Well, kind of. What Silver measured was the median time people arrive to work in the various metro areas across the country. The American Community Survey, which is part of the Census Bureau, asks such questions.
Silver found that Lawrence's median arrival time is 8:15 a.m. That is a full 20 minutes later than the U.S. median of 7:55 a.m. Only five other cities in the country had later average start times than Lawrence. They were:
— New York, 8:24 a.m.
— Atlantic City, N.J. 8:23 a.m.
— San Jose, Calif.: 8:21 a.m.
— Ithaca, N.Y.: 8:19 a.m.
— San Francisco: 8:17 a.m
Silver provided a list of the top 20, and a few university communities showed up on that list. In addition to Ithaca and Lawrence, there also was Logan, Utah, 8:12 a.m; Boulder, Colo., 8:11 a.m.; Bloomington, Ind., 8:09 a.m.; and Champaign, Ill.; 8:09 a.m.
But one thing that was striking on the list is that Lawrence was really the only community from Middle America that made it. So, I think it is safe for Lawrence to tout itself as the Sleepy Head of the Plains. (We could have a parade and everything, but geez, you have to get up so early for parades.)
Silver did look at a few select metro areas and found that Kansas City gets its workday started at 7:51 a.m.; St. Louis at 7:50 a.m; Denver at 7:55 a.m.; Chicago at 8:02 a.m. Even Seattle, which has made an entire industry out of having an extra cup of coffee, gets started at 7:57 a.m.
As far as the earliest rising community, Hinesville, Ga., wins that distinction. In case you are wondering, Hinesville is home to Fort Stewart and the Army's 3rd Infantry Division.
Nate Silver is clearly smarter than I am because he found all this information in some ream of American Community Survey Data. I looked because I wanted to share with you what the start times were fro some other communities such as Topeka and Manhattan and Columbia, Mo. But I couldn't find such data, which has made me feel very inferior. (I have gone and registered the Web domain negativefivethirtyeight.info.)
But if I happen to stumble upon it, I'll share it — right after my workday nap.
In other news and notes from around town:
• The approximately seven to eight people who get out of bed before the sun goes down in Lawrence have noticed that there is some earth-moving work underway just north of the Sixth Street and Wakarusa Drive intersection. And they have wanted to know what will be built there.
Well, plans at City Hall indicate it will be a new outpatient medical office. Plans have been filed to build a new one-story, 9,500 square-foot medical office building at 4930 Overland Drive. That is basically just north and east of the Walmart near Sixth and Wakarusa.
A development group out of Tonganoxie owns the property and is constructing the building. But I don't yet have any information on what medical office will be locating in the spot.
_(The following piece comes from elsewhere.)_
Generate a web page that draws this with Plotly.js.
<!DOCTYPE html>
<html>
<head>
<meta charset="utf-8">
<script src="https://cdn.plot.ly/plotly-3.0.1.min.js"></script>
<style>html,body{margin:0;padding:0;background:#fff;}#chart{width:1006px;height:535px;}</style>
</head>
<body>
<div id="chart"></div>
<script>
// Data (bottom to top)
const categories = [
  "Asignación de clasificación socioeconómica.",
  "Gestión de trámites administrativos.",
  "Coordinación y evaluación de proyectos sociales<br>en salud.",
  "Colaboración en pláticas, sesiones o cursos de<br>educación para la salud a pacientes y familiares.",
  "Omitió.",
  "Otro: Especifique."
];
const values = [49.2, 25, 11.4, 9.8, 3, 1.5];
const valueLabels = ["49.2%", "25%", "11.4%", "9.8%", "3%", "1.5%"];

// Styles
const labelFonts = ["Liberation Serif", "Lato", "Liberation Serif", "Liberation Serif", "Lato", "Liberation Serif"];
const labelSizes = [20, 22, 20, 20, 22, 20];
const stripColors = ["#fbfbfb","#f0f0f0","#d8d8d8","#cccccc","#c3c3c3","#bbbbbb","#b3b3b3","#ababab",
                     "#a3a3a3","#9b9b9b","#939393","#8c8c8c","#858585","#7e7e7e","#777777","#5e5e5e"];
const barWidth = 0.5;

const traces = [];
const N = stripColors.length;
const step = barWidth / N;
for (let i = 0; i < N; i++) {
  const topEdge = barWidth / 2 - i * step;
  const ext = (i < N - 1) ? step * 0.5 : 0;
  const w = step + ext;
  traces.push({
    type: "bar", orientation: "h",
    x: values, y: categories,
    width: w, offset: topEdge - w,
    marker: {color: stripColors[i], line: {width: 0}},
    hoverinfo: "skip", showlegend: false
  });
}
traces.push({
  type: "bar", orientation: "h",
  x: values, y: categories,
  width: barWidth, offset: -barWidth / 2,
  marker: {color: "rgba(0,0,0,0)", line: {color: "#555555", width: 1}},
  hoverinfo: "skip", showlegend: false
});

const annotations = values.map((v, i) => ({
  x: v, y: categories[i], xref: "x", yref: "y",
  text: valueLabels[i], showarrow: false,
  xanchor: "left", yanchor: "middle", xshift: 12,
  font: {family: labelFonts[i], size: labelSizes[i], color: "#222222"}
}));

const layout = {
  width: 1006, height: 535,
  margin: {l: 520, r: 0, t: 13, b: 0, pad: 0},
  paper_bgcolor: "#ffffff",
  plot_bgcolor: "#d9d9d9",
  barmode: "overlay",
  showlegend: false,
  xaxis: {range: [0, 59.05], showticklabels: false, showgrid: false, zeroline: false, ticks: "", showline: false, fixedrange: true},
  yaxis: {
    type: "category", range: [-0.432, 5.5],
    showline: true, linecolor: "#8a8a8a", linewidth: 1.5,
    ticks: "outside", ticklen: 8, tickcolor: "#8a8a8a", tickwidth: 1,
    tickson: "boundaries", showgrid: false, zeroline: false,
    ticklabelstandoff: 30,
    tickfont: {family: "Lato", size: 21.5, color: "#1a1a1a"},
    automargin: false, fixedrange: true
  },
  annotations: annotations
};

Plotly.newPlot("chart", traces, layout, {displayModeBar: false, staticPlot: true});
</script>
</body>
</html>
I've got a call into the Tonganoxie company, however, and hope to have more information to report.
It will be interesting to watch whether the numerous vacant lots around the Wakarusa Walmart finally begin to see some development activity. There are multiple locations around Walmart to house restaurants or smaller retailers.
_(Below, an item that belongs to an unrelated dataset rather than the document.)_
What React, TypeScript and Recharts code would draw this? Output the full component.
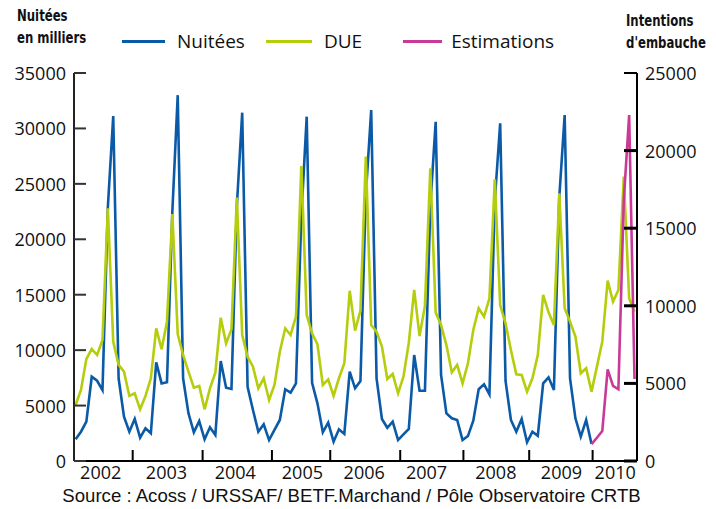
import { ComposedChart, Line, XAxis, YAxis, Legend } from 'recharts'

// months are indexed from Jan 2002 (0) to Sep 2010 (104)
const nuitees = [
    1960, 2640, 3550, 7600, 7240, 6400, 22900, 31120, 7460, 4000, 2640, 3790,
    2100, 2950, 2500, 8900, 7000, 7100, 22500, 33000, 7460, 4300, 2590, 3600,
    1960, 3040, 2350, 9020, 6610, 6500, 23000, 31420, 6700, 4600, 2640, 3310,
    1890, 2800, 3700, 6470, 6160, 7010, 22000, 31060, 7060, 5200, 2590, 3460,
    1740, 2860, 2440, 8060, 6560, 7220, 24000, 31660, 7460, 3790, 3000, 3550,
    1890, 2400, 2890, 9560, 6340, 6340, 23000, 30600, 7760, 4300, 3850, 3700,
    1890, 2250, 3640, 6470, 6920, 6020, 23500, 30460, 7220, 3700, 2640, 3790,
    1690, 2640, 2280, 7000, 7550, 6400, 23800, 31210, 7460, 3850, 2200, 3700,
    1530,
]

const due = [
    3610, 4575, 6570, 7220, 6830, 7800, 16280, 7690, 6190, 5760, 4190, 4360,
    3330, 4190, 5330, 8550, 7200, 8980, 15910, 8180, 6830, 5760, 4720, 4830,
    3330, 4680, 5690, 9230, 7580, 8490, 16970, 8120, 6720, 6080, 4680, 5330,
    3930, 4900, 7040, 8550, 8120, 9300, 19010, 9410, 8230, 7520, 4900, 5260,
    4190, 5330, 6300, 10970, 8400, 9690, 19610, 8760, 8330, 7370, 5280, 5610,
    4360, 5430, 7620, 11020, 8050, 9990, 18860, 9560, 8760, 7470, 5710, 6190,
    5000, 6300, 8440, 9840, 9300, 10480, 18150, 10050, 8870, 7150, 5590, 5540,
    4470, 5330, 6830, 10700, 9580, 8760, 17250, 9840, 8980, 8010, 5650, 5970,
    4470, 6080, 7690, 11620, 10270, 11020, 18320, 10480, 9620,
]

// starts on Jan 2010, last month of the Nuitées series
const estimations = [1530, 2100, 2700, 8270, 6770, 6470, 23500, 31210, 7400]
const estimStart = 96

const leftTicks = [0, 5000, 10000, 15000, 20000, 25000, 30000, 35000]
const rightTicks = [0, 5000, 10000, 15000, 20000, 25000]

// x axis: tick marks and year labels sit where the original put them
const yearMarks = [10.62, 23.63, 36.53, 47.38, 60.4, 72.16, 84.4, 96.2]
const yearLabels = ['2002', '2003', '2004', '2005', '2006', '2007', '2008', '2009', '2010']
const yearLabelPos = [4.67, 16.9, 29.7, 42.2, 53.7, 65.3, 78.2, 90.4, 100.4]

const BLUE = '#0b5aa7'
const GREEN = '#b5cd0c'
const PINK = '#c93a97'

const data = due.map((d, i) => ({
    m: i,
    due: d,
    nuitees: i < nuitees.length ? nuitees[i] : null,
    estim: i >= estimStart ? estimations[i - estimStart] : null,
}))

const tickFont = { fontFamily: '"Open Sans", sans-serif', fontSize: 18, fill: '#111' }

const LeftTick = (props: any) => {
    const { x, y, payload } = props
    return (
        <g>
            <line x1={x} x2={x + 12} y1={y} y2={y} stroke="#333" strokeWidth={2} />
            <text x={x - 8} y={y} textAnchor="end" dominantBaseline="central" {...tickFont}>{payload.value}</text>
        </g>
    )
}

const RightTick = (props: any) => {
    const { x, y, payload } = props
    return (
        <g>
            <line x1={x - 13} x2={x} y1={y} y2={y} stroke="#000" strokeWidth={payload.value === 25000 ? 2 : 3} />
            <text x={x + 8} y={y} textAnchor="start" dominantBaseline="central" {...tickFont}>{payload.value}</text>
        </g>
    )
}

const BottomTick = (props: any) => {
    const { x, y, payload } = props
    const li = yearLabelPos.indexOf(payload.value)
    if (li >= 0) {
        return <text x={x} y={y + 11} textAnchor="middle" dominantBaseline="central" {...tickFont}>{yearLabels[li]}</text>
    }
    return <line x1={x} x2={x} y1={y - 11} y2={y} stroke="#000" strokeWidth={2} />
}

const legendItems = [
    { name: 'Nuitées', color: BLUE, w: 43, gap: 12, after: 21 },
    { name: 'DUE', color: GREEN, w: 46, gap: 12, after: 41 },
    { name: 'Estimations', color: PINK, w: 39, gap: 9, after: 0 },
]

const renderLegend = () => (
    <div style={{ display: 'flex', alignItems: 'center', fontFamily: '"Open Sans", sans-serif', fontSize: 19, color: '#111', whiteSpace: 'nowrap' }}>
        {legendItems.map((it) => (
            <div key={it.name} style={{ display: 'flex', alignItems: 'center', marginRight: it.after }}>
                <span style={{ display: 'inline-block', width: it.w, height: 3, background: it.color, marginRight: it.gap }} />
                <span>{it.name}</span>
            </div>
        ))}
    </div>
)

const titleStyle: any = {
    position: 'absolute',
    fontFamily: '"DejaVu Sans", sans-serif',
    fontWeight: 'bold',
    fontSize: 15,
    lineHeight: '22px',
    color: '#111',
    transform: 'scaleX(0.78)',
    transformOrigin: 'left top',
    whiteSpace: 'nowrap',
}

export default function App() {
    return (
        <div style={{ position: 'relative', width: 716, height: 509, background: '#fff' }}>
            <style>{'body{margin:0}'}</style>
            <div style={{ ...titleStyle, left: 17, top: 5 }}>Nuitées<br />en milliers</div>
            <div style={{ ...titleStyle, left: 626, top: 10 }}>Intentions<br />d'embauche</div>

            <ComposedChart width={716} height={509} data={data}
                margin={{ top: 73, right: 0, left: 0, bottom: 18 }}>
                <XAxis dataKey="m" type="number" domain={[-0.3, 104.46]} allowDataOverflow
                    ticks={[...yearMarks, ...yearLabelPos]} interval={0}
                    tickSize={0} tickMargin={0} tickLine={false} tick={<BottomTick />}
                    axisLine={{ stroke: '#000', strokeWidth: 2 }} height={30} />
                <YAxis yAxisId="l" orientation="left" domain={[0, 35000]} ticks={leftTicks} interval={0}
                    tickSize={0} tickMargin={0} tickLine={false} tick={<LeftTick />}
                    axisLine={{ stroke: '#222', strokeWidth: 2 }} width={74} />
                <YAxis yAxisId="r" orientation="right" domain={[0, 25000]} ticks={rightTicks} interval={0}
                    tickSize={0} tickMargin={0} tickLine={false} tick={<RightTick />}
                    axisLine={{ stroke: '#000', strokeWidth: 2 }} width={79} />
                <Legend layout="horizontal" verticalAlign="middle" align="center" content={renderLegend}
                    wrapperStyle={{ top: 28, left: 122, width: 'auto' }} />
                <Line yAxisId="l" dataKey="nuitees" stroke={BLUE} strokeWidth={2.6} dot={false}
                    isAnimationActive={false} connectNulls={false} />
                <Line yAxisId="r" dataKey="due" stroke={GREEN} strokeWidth={2.6} dot={false}
                    isAnimationActive={false} />
                <Line yAxisId="l" dataKey="estim" stroke={PINK} strokeWidth={2.6} dot={false}
                    isAnimationActive={false} />
            </ComposedChart>

            <div style={{ position: 'absolute', left: 0, width: 703, top: 485, textAlign: 'center', fontFamily: '"Liberation Sans", Arial, sans-serif', fontSize: 18.6, color: '#111', whiteSpace: 'nowrap' }}>
                Source : Acoss / URSSAF/ BETF.Marchand / Pôle Observatoire CRTB
            </div>
        </div>
    )
}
• People also have noticed dirt work underway at the former Phillips 66 gasoline station near 25th and Iowa streets. Don't look for a new development to spring up at the location right away, however.
But Brandon Haverty, the owner of the property, recently told me that the work is being done as part of an agreement with the Kansas Department of Health and Environment to remove the old fuel tanks and fuel canopy from the site. Plans don't call for the property to become a gasoline station again.
But Haverty said the location is getting good interest from retailers, restaurants and others who want to redevelop the site.
"It is a great corridor," Haverty said of the south Iowa Street stretch. "Markets like Lawrence, Manhattan and even Columbia, Mo., are great retail markets right now."
Haverty said the site would accommodate about a 3,000 square-foot building, which could house businesses such as small restaurant users (he mentioned Qdoba just as an example of the size and type of restaurant), cellphone stores, or an office user who is looking for high visibility.
Haverty said he hadn't yet reached a deal with a tenant, but said discussions are underway.
"We have options to choose from at this point," Haverty said.